Goal » Return the material exactly as supplied, apart from the pictures, which are omitted.

Data section »
----
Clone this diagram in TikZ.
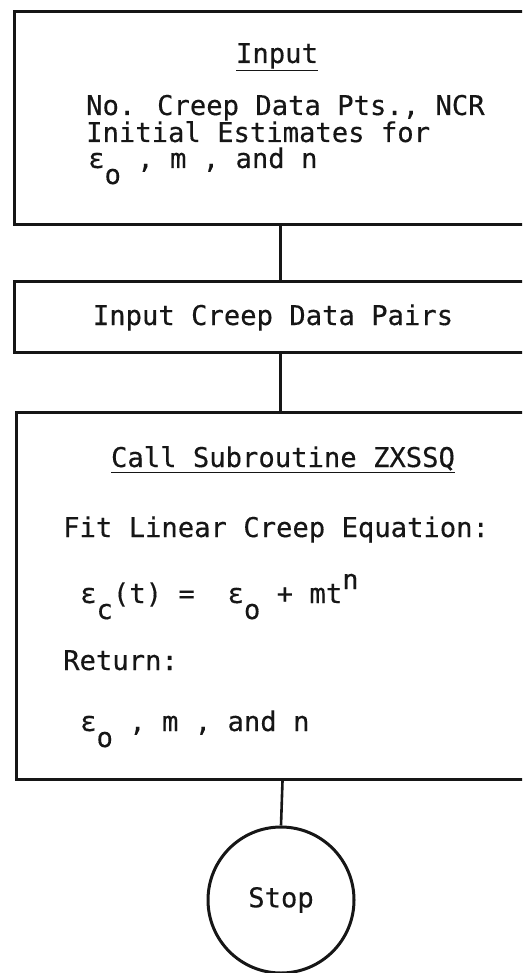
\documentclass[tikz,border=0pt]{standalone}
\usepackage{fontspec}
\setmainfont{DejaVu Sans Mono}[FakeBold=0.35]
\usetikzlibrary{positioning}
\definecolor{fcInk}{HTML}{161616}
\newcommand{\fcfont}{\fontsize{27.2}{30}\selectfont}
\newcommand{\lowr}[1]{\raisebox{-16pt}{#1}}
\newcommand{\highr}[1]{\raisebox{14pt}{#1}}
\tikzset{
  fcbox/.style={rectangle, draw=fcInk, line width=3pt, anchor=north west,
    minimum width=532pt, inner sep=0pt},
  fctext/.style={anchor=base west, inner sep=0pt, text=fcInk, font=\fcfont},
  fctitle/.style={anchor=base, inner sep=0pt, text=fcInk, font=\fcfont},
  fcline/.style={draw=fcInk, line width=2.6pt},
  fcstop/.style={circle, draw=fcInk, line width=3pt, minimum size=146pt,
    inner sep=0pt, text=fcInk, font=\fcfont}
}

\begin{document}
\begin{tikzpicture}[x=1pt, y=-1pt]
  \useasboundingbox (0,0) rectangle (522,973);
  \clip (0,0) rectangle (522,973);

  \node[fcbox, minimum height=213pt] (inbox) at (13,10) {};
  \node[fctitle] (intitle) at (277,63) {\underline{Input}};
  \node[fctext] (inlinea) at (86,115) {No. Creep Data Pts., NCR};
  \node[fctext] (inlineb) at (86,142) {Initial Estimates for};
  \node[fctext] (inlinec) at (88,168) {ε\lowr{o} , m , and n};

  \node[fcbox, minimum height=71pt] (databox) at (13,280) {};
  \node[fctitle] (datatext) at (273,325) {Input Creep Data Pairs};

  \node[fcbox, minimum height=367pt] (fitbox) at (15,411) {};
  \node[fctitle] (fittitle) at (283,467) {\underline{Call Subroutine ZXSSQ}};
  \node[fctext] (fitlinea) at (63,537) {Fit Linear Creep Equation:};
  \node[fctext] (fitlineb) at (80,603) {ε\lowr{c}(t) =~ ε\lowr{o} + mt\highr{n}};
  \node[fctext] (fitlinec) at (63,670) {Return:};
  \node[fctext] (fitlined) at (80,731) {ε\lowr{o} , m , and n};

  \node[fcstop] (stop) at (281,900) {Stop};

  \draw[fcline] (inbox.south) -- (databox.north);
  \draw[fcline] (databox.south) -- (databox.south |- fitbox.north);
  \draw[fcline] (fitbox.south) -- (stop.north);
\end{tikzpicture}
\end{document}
----
Reply »
Clone this diagram in TikZ.
\documentclass[tikz,border=0pt]{standalone}
\usepackage{fontspec}
\setmainfont{DejaVu Sans Mono}[FakeBold=0.35]
\usetikzlibrary{positioning}
\definecolor{fcInk}{HTML}{161616}
\newcommand{\fcfont}{\fontsize{27.2}{30}\selectfont}
\newcommand{\lowr}[1]{\raisebox{-16pt}{#1}}
\newcommand{\highr}[1]{\raisebox{14pt}{#1}}
\tikzset{
  fcbox/.style={rectangle, draw=fcInk, line width=3pt, anchor=north west,
    minimum width=532pt, inner sep=0pt},
  fctext/.style={anchor=base west, inner sep=0pt, text=fcInk, font=\fcfont},
  fctitle/.style={anchor=base, inner sep=0pt, text=fcInk, font=\fcfont},
  fcline/.style={draw=fcInk, line width=2.6pt},
  fcstop/.style={circle, draw=fcInk, line width=3pt, minimum size=146pt,
    inner sep=0pt, text=fcInk, font=\fcfont}
}

\begin{document}
\begin{tikzpicture}[x=1pt, y=-1pt]
  \useasboundingbox (0,0) rectangle (522,973);
  \clip (0,0) rectangle (522,973);

  \node[fcbox, minimum height=213pt] (inbox) at (13,10) {};
  \node[fctitle] (intitle) at (277,63) {\underline{Input}};
  \node[fctext] (inlinea) at (86,115) {No. Creep Data Pts., NCR};
  \node[fctext] (inlineb) at (86,142) {Initial Estimates for};
  \node[fctext] (inlinec) at (88,168) {ε\lowr{o} , m , and n};

  \node[fcbox, minimum height=71pt] (databox) at (13,280) {};
  \node[fctitle] (datatext) at (273,325) {Input Creep Data Pairs};

  \node[fcbox, minimum height=367pt] (fitbox) at (15,411) {};
  \node[fctitle] (fittitle) at (283,467) {\underline{Call Subroutine ZXSSQ}};
  \node[fctext] (fitlinea) at (63,537) {Fit Linear Creep Equation:};
  \node[fctext] (fitlineb) at (80,603) {ε\lowr{c}(t) =~ ε\lowr{o} + mt\highr{n}};
  \node[fctext] (fitlinec) at (63,670) {Return:};
  \node[fctext] (fitlined) at (80,731) {ε\lowr{o} , m , and n};

  \node[fcstop] (stop) at (281,900) {Stop};

  \draw[fcline] (inbox.south) -- (databox.north);
  \draw[fcline] (databox.south) -- (databox.south |- fitbox.north);
  \draw[fcline] (fitbox.south) -- (stop.north);
\end{tikzpicture}
\end{document}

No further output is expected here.